The Shravaka disciples,
Both men and women,
Contemplate and practice the Four Noble Truths,
Concealing the real and displaying the expedient.
After Shakyamuni became a Buddha, he first spoke the Avatamsaka Sutra, which very few beings were able to understand. He then “concealed the true and offered the expedient teaching,” and he spoke the Agama Sutras. “Whom should I teach?” the Buddha wondered. Then he recalled, “Previously I had five fellow- cultivators who supported my practice. I should teach them first, because in the past I vowed that when I became a Buddha, I would first teach those who have slandered me, killed me, or treated me badly.” Who had treated the Buddha the worst? If you’ve read the Vajra Sutra, you’ll know about King Kali. On the causal ground, when Shakyamuni Buddha was cultivating as a patient immortal, King Kali had chopped off the limbs of his body. Why?

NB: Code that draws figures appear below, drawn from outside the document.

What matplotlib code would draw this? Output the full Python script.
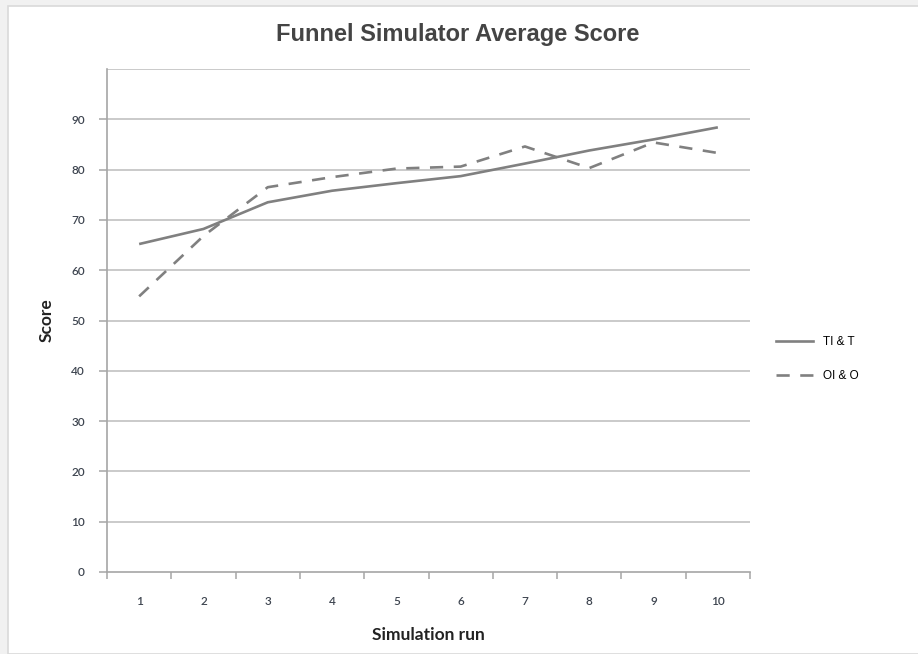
import matplotlib
matplotlib.use("Agg")
import matplotlib.pyplot as plt
from matplotlib.patches import Rectangle
from matplotlib.lines import Line2D

runs = [1, 2, 3, 4, 5, 6, 7, 8, 9, 10]
ti_t = [65.2, 68.2, 73.5, 75.8, 77.3, 78.7, 81.2, 83.8, 86.0, 88.4]
oi_o = [54.8, 66.8, 76.5, 78.5, 80.2, 80.6, 84.6, 80.3, 85.4, 83.3]
series_labels = ["TI & T", "OI & O"]
y_ticks = [0, 10, 20, 30, 40, 50, 60, 70, 80, 90]

W, H = 918, 654
fig = plt.figure(figsize=(W / 100, H / 100), dpi=100)
fig.patch.set_facecolor("white")

# outer panel frame
fig.patches.append(Rectangle((0, 0), 1, 1, transform=fig.transFigure,
                             facecolor="#f1f1f1", edgecolor="none", zorder=-3))
fig.patches.append(Rectangle((8 / W, 0), 1, 1 - 6 / H, transform=fig.transFigure,
                             facecolor="white", edgecolor="#d9d9d9", lw=1.2, zorder=-2))

x0, x1 = 107, 750
y_top, y_bot = 69, 572
ax = fig.add_axes([x0 / W, 1 - y_bot / H, (x1 - x0) / W, (y_bot - y_top) / H])
ax.set_facecolor("none")

line_col = "#808080"
ax.plot(runs, ti_t, color=line_col, lw=1.9, solid_capstyle="butt", zorder=3)
ax.plot(runs, oi_o, color=line_col, lw=1.9, dashes=(5, 4), zorder=3)

ax.set_xlim(0.5, 10.5)
ax.set_ylim(0, 100)

# horizontal gridlines
for v in y_ticks[1:] + [100]:
    ax.axhline(v, color="#c6c6c6", lw=1.3, zorder=1)

for s in ["top", "right"]:
    ax.spines[s].set_visible(False)
for s in ["left", "bottom"]:
    ax.spines[s].set_color("#a6a6a6")
    ax.spines[s].set_linewidth(1.2)

tick_font = dict(fontsize=8.5, color="#3e4550", family="Lato", fontweight="semibold")
ax.set_yticks(y_ticks)
ax.set_yticklabels([str(v) for v in y_ticks], **tick_font)
ax.tick_params(axis="y", length=6, width=1.1, color="#a6a6a6", pad=10)

ax.set_xticks(runs)
ax.set_xticklabels([str(r) for r in runs], **tick_font)
ax.set_xticks([r + 0.5 for r in range(0, 11)], minor=True)
ax.tick_params(axis="x", which="major", length=0, pad=17)
ax.tick_params(axis="x", which="minor", length=5, width=1.1, color="#a6a6a6")

ax.set_ylabel("Score", fontsize=12.5, fontweight="bold", family="Lato",
              color="#222222", labelpad=12)
ax.set_xlabel("Simulation run", fontsize=12.5, fontweight="bold", family="Lato",
              color="#222222", labelpad=15)

fig.text(458 / W, 1 - 35 / H, "Funnel Simulator Average Score", ha="center",
         va="center", fontsize=17, fontweight="bold", family="Liberation Sans",
         color="#444444")

handles = [Line2D([], [], color=line_col, lw=1.9),
           Line2D([], [], color=line_col, lw=1.9, dashes=(5, 4))]
fig.legend(handles, series_labels, loc="center left",
           bbox_to_anchor=(765 / W, 1 - 359 / H), frameon=False,
           prop={"family": "Liberation Sans", "size": 8.5},
           handlelength=3.2, labelspacing=1.9, handletextpad=0.8)

fig.savefig("out.png", dpi=100)
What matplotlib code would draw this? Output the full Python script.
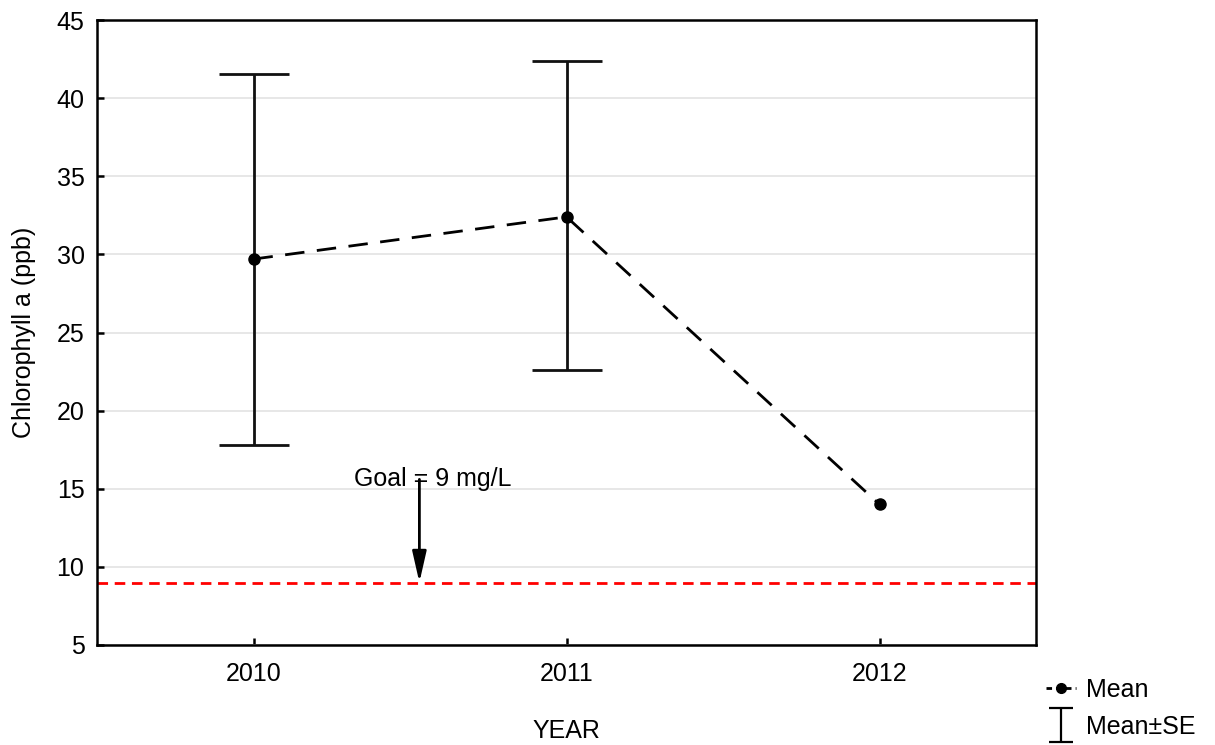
import matplotlib.pyplot as plt
from matplotlib.lines import Line2D
from matplotlib.path import Path

plt.rcParams['font.family'] = ['Liberation Sans', 'DejaVu Sans']

years = [2010, 2011, 2012]
mean = [29.7, 32.4, 14.0]
se_years = [2010, 2011]
se_mean = [29.7, 32.4]
se_low = [17.8, 22.6]
se_high = [41.55, 42.35]
goal = 9.0
goal_x = 2010.53
goal_text_y = 15.2

fig = plt.figure(figsize=(12.15, 7.45), dpi=100)
ax = fig.add_axes([97 / 1215, 1 - 645 / 745, (1036 - 97) / 1215, (645 - 20) / 745])

ax.set_xlim(2009.5, 2012.5)
ax.set_ylim(5, 45)
ax.set_yticks(range(5, 46, 5))
ax.set_xticks(years)
ax.yaxis.grid(True, color='#e3e3e3', linewidth=1.2)
ax.set_axisbelow(True)

ax.axhline(goal, color='#ff0000', linestyle=(0, (3.8, 2.4)), linewidth=2)

yerr = [[m - lo for m, lo in zip(se_mean, se_low)],
        [hi - m for m, hi in zip(se_mean, se_high)]]
ax.errorbar(se_years, se_mean, yerr=yerr, fmt='none', ecolor='#111111',
            elinewidth=2, capsize=25, capthick=2)

ax.plot(years, mean, color='black', linestyle=(0, (7, 4.5)), linewidth=2,
        marker='o', markersize=8)

ax.annotate('', xy=(goal_x, goal), xytext=(goal_x, goal_text_y + 0.4),
            arrowprops=dict(arrowstyle='-|>,head_width=0.17,head_length=0.75',
                            color='black', lw=2, mutation_scale=25,
                            shrinkA=0, shrinkB=0))
ax.text(2010.32, goal_text_y, 'Goal = 9 mg/L', fontsize=18, ha='left', va='baseline')

for s in ax.spines.values():
    s.set_linewidth(1.8)
    s.set_color('black')
ax.tick_params(direction='in', length=5, width=1.8, labelsize=18)
ax.tick_params(axis='y', pad=9)
ax.tick_params(axis='x', pad=12)

ax.set_xlabel('YEAR', fontsize=18, labelpad=24)
ax.set_ylabel('Chlorophyll a (ppb)', fontsize=18, labelpad=15)

# I-beam symbol for the Mean±SE legend entry
ibeam = Path([(-0.7, -1), (0.7, -1), (0, -1), (0, 1), (-0.7, 1), (0.7, 1)],
             [Path.MOVETO, Path.LINETO, Path.MOVETO, Path.LINETO,
              Path.MOVETO, Path.LINETO])
handles = [Line2D([], [], color='black', linestyle=(0, (2, 1.5)), linewidth=2,
                  marker='o', markersize=7),
           Line2D([], [], linestyle='none', marker=ibeam, markersize=24,
                  markerfacecolor='none', markeredgecolor='black',
                  markeredgewidth=1.6)]
fig.legend(handles, ['Mean', 'Mean±SE'], loc='upper left',
           bbox_to_anchor=(1046 / 1215, 1 - 678 / 745), frameon=False,
           fontsize=18, handlelength=1.2, handletextpad=0.4, labelspacing=0.5,
           borderpad=0, borderaxespad=0, numpoints=1)

fig.savefig('out.png', dpi=100)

In that previous life, Shakyamuni Buddha was a skilled cultivator. His body was covered with a thick layer of dust and dirt, and he never went down the mountain. He remained there cultivating ascetic practices. One day King Kali took his concubines-his wives-along on a deer hunt. The women accompanied him into the mountains, but had no interest in hunting with the King. They wanted to have fun on their own. While strolling around in the mountains, they came upon a strange creature. They weren’t quite sure what it was. Its eyebrows were three inches long and its hair was two feet long. Its face seemed to have never been washed, for the dirt caked on it was extremely thick. The dirt on its clothing was at least an inch thick. When these women saw it, they couldn't figure out what it was. They said,“It's a monster! Let's get out of here!”
Then the cultivator said, “You don't have to leave; I'm not a monster.
“It can speak!” they gasped. One of the braver ones asked him, “What are you doing here?”
He replied, “I'm cultivating.”
She asked, “What do you mean by ‘ultivating’?”
He said, “I'm cultivating in order to become a Buddha.” Then he taught them the Dharma.
The women grew friendlier and expressed their concern, “You endure so much difficulty here. What do you eat?”
He answered, “I eat whatever there is-roots and leaves. I don’t go out asking for food from people.”
By that time the women's fears vanished. One of them reached out to touch his eyebrows; another touched his hands, and yet a third patted his face. They viewed the cultivator as something precious and tried to get closer to him.
Meanwhile, King Kali had finished hunting and was looking for his concubines. He found them all gathered around something and tried to see what they were up to. He worked his way slowly toward them, not making a sound, and when he was close enough he saw them talking with a very strange man. What is more, one was touching his hands and another was patting his feet! Seeing them acting so friendly, the King immediately grew jealous. The cultivator was talking to his women about cultivation.
In a rage, the King bellowed, “You have no business cheating my women! What are you cultivating?”
The cultivator replied, “I'm cultivating patience.”
“And what do you mean by ‘patience’?”
“I will not become angry at anyone who scolds or beats me.”